Australia, Queen Victoria, proof half sovereign, dated 1855, struck at the Royal Mint London. Australia at centre beneath a crown surrounded by a bowed wreath, HALF SOVEREIGN at the bottom as a curved legend.

Proof 1855 Sydney Mint Half Sovereign

If you are a collector of Australian gold sovereigns and half sovereigns, then the year 1855 is key. The nation's gold coin history began in that year with the opening of our first mint in Sydney. And the issuing of our first official gold coinage.

This Proof 1855 Sydney Mint Half Sovereign was struck at the Royal Mint London, in preparation for the issuing of Australia's first official gold currency. The coin was struck with a brilliant mirror finish and features a grained edge.
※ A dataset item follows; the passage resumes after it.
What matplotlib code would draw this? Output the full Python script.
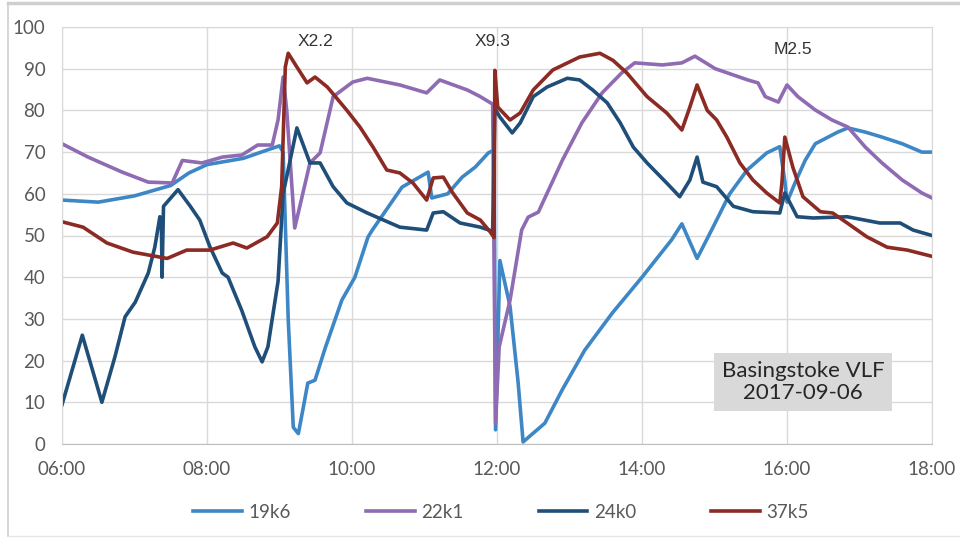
import matplotlib
matplotlib.use("Agg")
import matplotlib.pyplot as plt
from matplotlib.lines import Line2D

plt.rcParams['font.family'] = ['Lato', 'DejaVu Sans']

# Dados (hora decimal, amplitude)
t_19k6 = [6.00, 6.50, 7.00, 7.50, 7.75, 8.00, 8.50, 8.83, 9.00, 9.05, 9.12, 9.19, 9.26, 9.32, 9.39,
          9.49, 9.63, 9.86, 10.04, 10.22, 10.28, 10.69, 11.05, 11.10, 11.32, 11.52, 11.70, 11.88,
          11.96, 11.98, 12.04, 12.18, 12.29, 12.36, 12.66, 12.90, 13.21, 13.59, 14.00, 14.41, 14.55,
          14.76, 14.98, 15.21, 15.45, 15.72, 15.90, 15.97, 16.00, 16.11, 16.25, 16.39, 16.70, 16.84,
          17.08, 17.31, 17.59, 17.86, 18.00]
v_19k6 = [58.5, 58, 59.5, 62, 65, 67, 68.5, 70.5, 71.5, 70, 30, 4, 2.5, 8, 14.6,
          15.3, 23, 34.5, 40, 49.6, 51.3, 61.6, 65.2, 59, 60, 64, 66.4, 69.8,
          70.5, 3.4, 44, 33, 15, 0.5, 5, 13, 22.5, 31.4, 40, 49, 52.8,
          44.5, 52, 60, 65.7, 69.8, 71.3, 63, 58, 62.6, 68, 72, 74.8, 75.8,
          74.8, 73.6, 72, 70, 70]

t_22k1 = [6.00, 6.36, 6.83, 7.19, 7.52, 7.66, 7.93, 8.21, 8.48, 8.70, 8.90, 8.98, 9.05, 9.10, 9.21,
          9.42, 9.56, 9.74, 10.01, 10.21, 10.66, 11.03, 11.21, 11.59, 11.77, 11.94, 11.98, 12.03,
          12.18, 12.34, 12.43, 12.57, 12.90, 13.17, 13.45, 13.72, 13.90, 14.28, 14.55, 14.73, 15.01,
          15.46, 15.60, 15.70, 15.88, 16.00, 16.15, 16.39, 16.62, 16.84, 17.08, 17.31, 17.59, 17.86,
          18.00]
v_22k1 = [72, 68.8, 65.2, 62.8, 62.6, 68, 67.4, 68.8, 69.3, 71.7, 71.7, 77.7, 88, 80, 51.8,
          67.4, 69.8, 83.3, 86.8, 87.7, 86.1, 84.2, 87.3, 84.9, 83.3, 81.5, 5, 23.3,
          34.5, 51.3, 54.4, 55.6, 68, 77, 84.2, 89, 91.4, 90.9, 91.4, 93, 90,
          87.3, 86.6, 83.3, 82, 86.1, 83.3, 80.1, 77.7, 76, 71.2, 67.4, 63.3, 60.2,
          59]

t_24k0 = [6.00, 6.28, 6.55, 6.73, 6.87, 7.01, 7.19, 7.28, 7.35, 7.37, 7.38, 7.40, 7.60, 7.77, 7.90,
          8.04, 8.21, 8.29, 8.48, 8.66, 8.76, 8.84, 8.98, 9.05, 9.24, 9.42, 9.56, 9.74, 9.93,
          10.21, 10.66, 11.03, 11.12, 11.26, 11.49, 11.77, 11.94, 11.97, 12.04, 12.21, 12.32, 12.50,
          12.69, 12.97, 13.14, 13.32, 13.52, 13.70, 13.88, 14.07, 14.34, 14.52, 14.66, 14.76, 14.84,
          15.03, 15.26, 15.53, 15.90, 15.97, 16.14, 16.36, 16.83, 17.28, 17.56, 17.74, 18.00]
v_24k0 = [9.4, 26.1, 10, 20.9, 30.5, 34, 41, 47.2, 54.5, 54, 40, 57, 61, 57, 53.7,
          47.3, 41, 40, 32, 23.3, 19.7, 23.3, 39, 60, 75.8, 67.4, 67.4, 61.7, 57.8,
          55.4, 52, 51.3, 55.4, 55.7, 53, 52, 51, 80.5, 78.4, 74.6, 77, 83.3,
          85.6, 87.7, 87.3, 84.9, 81.8, 77, 71.2, 67.4, 62.6, 59.3, 63.3, 68.8, 62.8,
          61.7, 57, 55.7, 55.4, 60.2, 54.5, 54.2, 54.5, 53, 53, 51.3, 50]

t_37k5 = [6.00, 6.29, 6.62, 6.98, 7.45, 7.72, 8.04, 8.36, 8.55, 8.83, 8.97, 9.03, 9.08, 9.12, 9.24,
          9.38, 9.49, 9.66, 9.93, 10.11, 10.29, 10.48, 10.66, 10.84, 11.03, 11.12, 11.26, 11.39,
          11.59, 11.77, 11.90, 11.96, 11.97, 12.01, 12.18, 12.32, 12.50, 12.77, 13.14, 13.42, 13.60,
          13.79, 14.07, 14.34, 14.55, 14.66, 14.76, 14.90, 15.03, 15.17, 15.35, 15.53, 15.72, 15.90,
          15.93, 15.97, 16.08, 16.22, 16.46, 16.63, 16.83, 17.10, 17.38, 17.66, 18.00]
v_37k5 = [53.3, 52, 48.2, 46, 44.5, 46.5, 46.5, 48.2, 47, 49.7, 53, 61.7, 90.4, 93.7, 90.4,
          86.6, 88, 85.6, 80, 76, 71.2, 65.7, 65, 62.6, 58.5, 63.8, 64, 60.2,
          55.4, 53.7, 51, 49.5, 89.6, 80.8, 77.7, 79.4, 84.9, 89.7, 92.8, 93.7, 92,
          89, 83.3, 79.4, 75.3, 80.8, 86.1, 80, 77.7, 73.6, 67.4, 63.3, 60.2, 57.8,
          62.6, 73.6, 66.4, 59.3, 55.7, 55.4, 53, 49.7, 47.2, 46.5, 45]

series = [("19k6", t_19k6, v_19k6, "#3d87c6"),
          ("22k1", t_22k1, v_22k1, "#8f6bb3"),
          ("24k0", t_24k0, v_24k0, "#1f4e79"),
          ("37k5", t_37k5, v_37k5, "#8c2a24")]

flares = ["X2.2", "X9.3", "M2.5"]
flare_t = [9.49, 11.94, 16.08]
flare_y = [96.5, 96.5, 94.5]

tick_horas = [6, 8, 10, 12, 14, 16, 18]
tick_labels = ["06:00", "08:00", "10:00", "12:00", "14:00", "16:00", "18:00"]

fig = plt.figure(figsize=(9.6, 5.38), dpi=100)
ax = fig.add_axes([62/960, 94/538, 870/960, 417/538])

for nome, t, v, cor in series:
    ax.plot(t, v, color=cor, linewidth=2.6, label=nome, solid_joinstyle='round')

ax.set_xlim(6, 18)
ax.set_ylim(0, 100)
ax.set_xticks(tick_horas)
ax.set_xticklabels(tick_labels)
ax.set_yticks(range(0, 101, 10))
ax.tick_params(length=0, labelsize=13.5, colors='#595959')
ax.tick_params(axis='y', pad=12)
ax.tick_params(axis='x', pad=12)
ax.grid(True, color='#d9d9d9', linewidth=1)
ax.set_axisbelow(True)
for s in ax.spines.values():
    s.set_color('#d9d9d9')
ax.spines['bottom'].set_color('#bfbfbf')

for nome, x, y in zip(flares, flare_t, flare_y):
    ax.text(x, y, nome, ha='center', va='center', fontsize=12.5, color='#333333',
            family=['Liberation Sans', 'DejaVu Sans'])

ax.text(16.22, 14.9, "Basingstoke VLF\n2017-09-06", ha='center', va='center', fontsize=16,
        color='#262626', linespacing=1.15,
        bbox=dict(boxstyle='square,pad=0.35', facecolor='#d9d9d9', edgecolor='none'))

fig.legend(loc='center', bbox_to_anchor=(501/960, 1 - 512/538), ncol=4, frameon=False,
           fontsize=13.5, handlelength=2.6, handletextpad=0.35, columnspacing=4.0,
           labelcolor='#595959')

# moldura externa
fig.add_artist(Line2D([8/960, 8/960], [2/538, 535/538], transform=fig.transFigure,
                      color='#d0d0d0', linewidth=1.2))
fig.add_artist(Line2D([8/960, 1], [535/538, 535/538], transform=fig.transFigure,
                      color='#cfcfcf', linewidth=2.5))
fig.add_artist(Line2D([8/960, 1], [2/538, 2/538], transform=fig.transFigure,
                      color='#e6e6e6', linewidth=1))

fig.savefig("out.png", dpi=100)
Only two quality proof specimens are held in private collections, one in Australia (this coin) and the other overseas. A third example is known, a confirmed proof, but the coin has circulated and has a quality grading of Good Fine.

 

30305-Proof-1855-Half-Sovereign-Obv-March-2022

Australia, Queen Victoria, proof half sovereign, dated 1855, struck at the Royal Mint London. Second young head wearing a wreath of banksia leaves and showing the queen's braided hair drawn around and beneath her ear.


This Proof 1855 Sydney Mint Half Sovereign has an illustrious provenance that can be traced back to the early twentieth century.

  • Sold Sotheby, Wilkinson & Hodge in 1903, in the liquidation of the John G. Murdoch Collection.
  • Acquired by foremost U.S. collector Virgil Brand, then to  aviation pioneer Captain Vivian Hewitt and then to New York collector, John L. Ahbe.
  • The first public appearance at an Australian auction was in November 1981.
  • A second public appearance occurred in November 1992 at Spink Auctions.
  • Acquired from Barrie Winsor in 2000 and sold by private treaty to a Sydney collector.